The Swedish Financial Supervisory Authority (SFSA) has given Nordic bank SEB with a SEK1bn ($112m) administrative fine after failings in its anti-money laundering efforts.
SEB was issued the penalty after the SFSA decided the bank has not sufficiently identified the risk of money laundering in its Baltic operations. It also stated there are shortcomings in its governance and control of anti-money laundering measures.
The investigation covered the period between 2015 and Q1 2019 and found that SEB’s subsidiary banks in the Baltics have been exposed to an elevated risk of money laundering.
This claim was based in part to their geographic location, but also due to customers with a higher risk of money laundering having been responsible for a “substantial proportion” of the subsidiary banks’ business volumes and transactions, it said.

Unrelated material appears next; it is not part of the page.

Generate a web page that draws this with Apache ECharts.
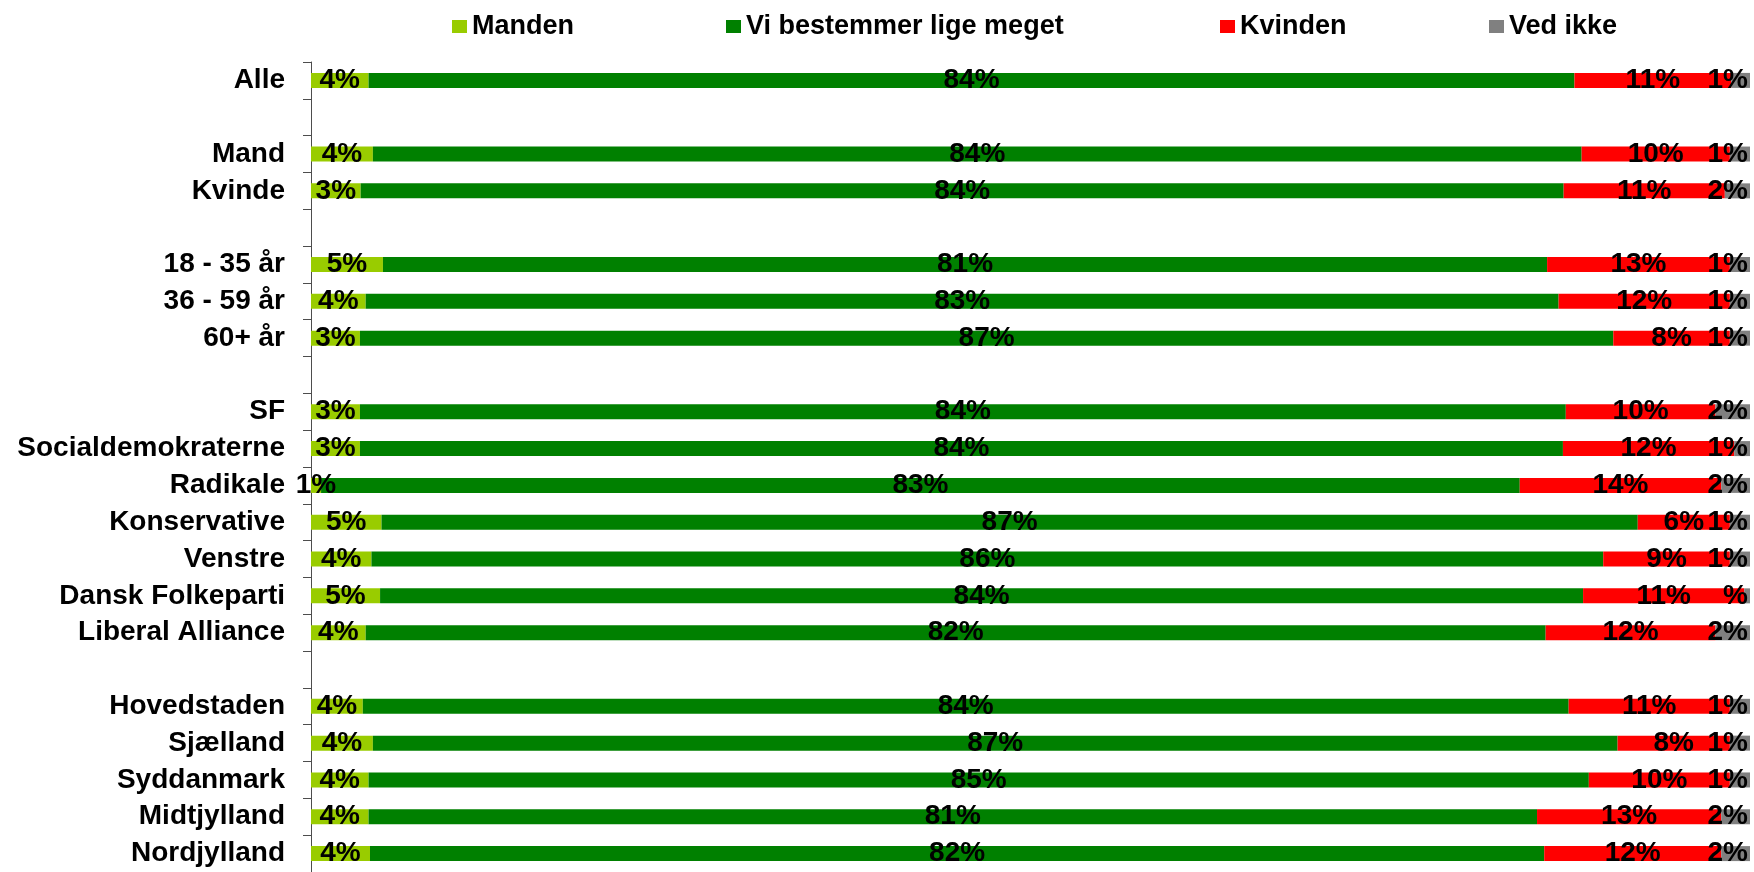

Its investigation also claimed the bank had deficiencies in identifying and managing risks of money laundering for some of their non-resident customers and resident customers with non-resident owners. Furthermore, the bank failed to fix issues identified by control bodies.
In recent years, SEB has taken action and plans to do more to resolve the issues; however, the SFSA believes the bank did not comply with legal requirements during the period investigated.
SFSA director general Erik Thedéen said, “Despite the elevated risk of money laundering in the Baltics, the bank has done too little, too late.”